- WHAT YOU SHOULD DO: Do not copy the pictures; transcribe all other material exactly.

- DATA FOR THIS TASK:
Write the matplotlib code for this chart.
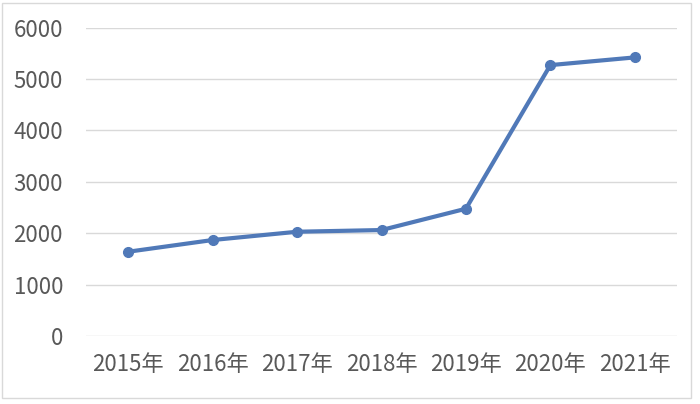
import matplotlib
matplotlib.use("Agg")
import matplotlib.pyplot as plt
from matplotlib.patches import Rectangle

plt.rcParams['font.family'] = ['Noto Sans CJK SC', 'DejaVu Sans']

years = ["2015年", "2016年", "2017年", "2018年", "2019年", "2020年", "2021年"]
values = [1640, 1868, 2029, 2062, 2477, 5272, 5422]
yticks = [0, 1000, 2000, 3000, 4000, 5000, 6000]

fig = plt.figure(figsize=(7.0, 4.04), dpi=100)
ax = fig.add_axes([86/700, 1-336/404, (677-86)/700, (336-27.7)/404])

x = list(range(len(years)))
ax.plot(x, values, color='#5079B8', linewidth=3.0, marker='o', markersize=7,
        solid_capstyle='round', zorder=3)

ax.set_xlim(-0.5, len(years) - 0.5)
ax.set_ylim(0, 6000)
ax.set_yticks(yticks)
ax.set_yticklabels([str(v) for v in yticks])
ax.set_xticks(x)
ax.set_xticklabels(years)

ax.grid(axis='y', color='#D9D9D9', linewidth=1.0)
ax.set_axisbelow(True)
for s in ax.spines.values():
    s.set_visible(False)
ax.tick_params(axis='both', length=0, colors='#595959', labelsize=16)
ax.tick_params(axis='y', pad=16.5)
ax.tick_params(axis='x', pad=12)

fig.patches.append(Rectangle((2/700, 6/404), 689/700, 395/404, transform=fig.transFigure,
                             fill=False, edgecolor='#D9D9D9', linewidth=1.0))

fig.savefig("out.png", dpi=100)
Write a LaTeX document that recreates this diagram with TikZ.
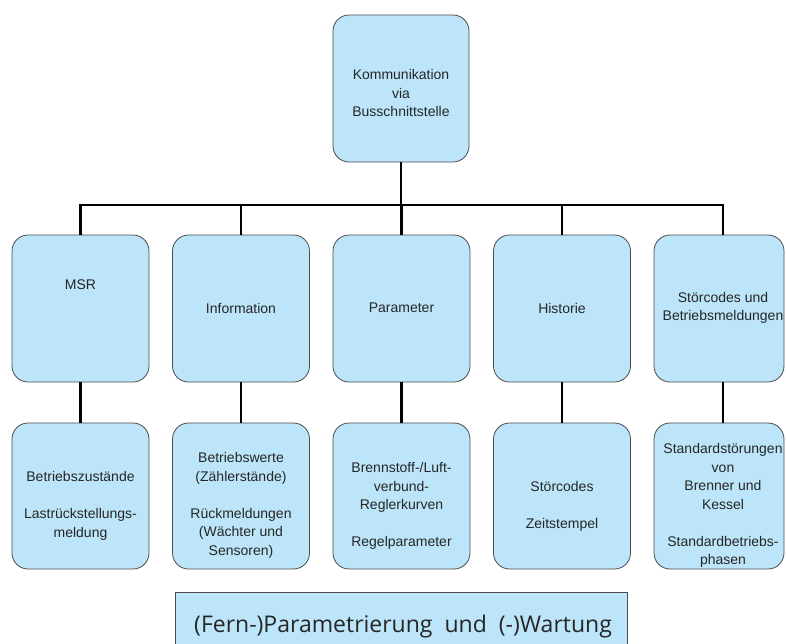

- RESULT FOR THIS TASK:
Write the matplotlib code for this chart.
import matplotlib
matplotlib.use("Agg")
import matplotlib.pyplot as plt
from matplotlib.patches import Rectangle

plt.rcParams['font.family'] = ['Noto Sans CJK SC', 'DejaVu Sans']

years = ["2015年", "2016年", "2017年", "2018年", "2019年", "2020年", "2021年"]
values = [1640, 1868, 2029, 2062, 2477, 5272, 5422]
yticks = [0, 1000, 2000, 3000, 4000, 5000, 6000]

fig = plt.figure(figsize=(7.0, 4.04), dpi=100)
ax = fig.add_axes([86/700, 1-336/404, (677-86)/700, (336-27.7)/404])

x = list(range(len(years)))
ax.plot(x, values, color='#5079B8', linewidth=3.0, marker='o', markersize=7,
        solid_capstyle='round', zorder=3)

ax.set_xlim(-0.5, len(years) - 0.5)
ax.set_ylim(0, 6000)
ax.set_yticks(yticks)
ax.set_yticklabels([str(v) for v in yticks])
ax.set_xticks(x)
ax.set_xticklabels(years)

ax.grid(axis='y', color='#D9D9D9', linewidth=1.0)
ax.set_axisbelow(True)
for s in ax.spines.values():
    s.set_visible(False)
ax.tick_params(axis='both', length=0, colors='#595959', labelsize=16)
ax.tick_params(axis='y', pad=16.5)
ax.tick_params(axis='x', pad=12)

fig.patches.append(Rectangle((2/700, 6/404), 689/700, 395/404, transform=fig.transFigure,
                             fill=False, edgecolor='#D9D9D9', linewidth=1.0))

fig.savefig("out.png", dpi=100)
Write a LaTeX document that recreates this diagram with TikZ.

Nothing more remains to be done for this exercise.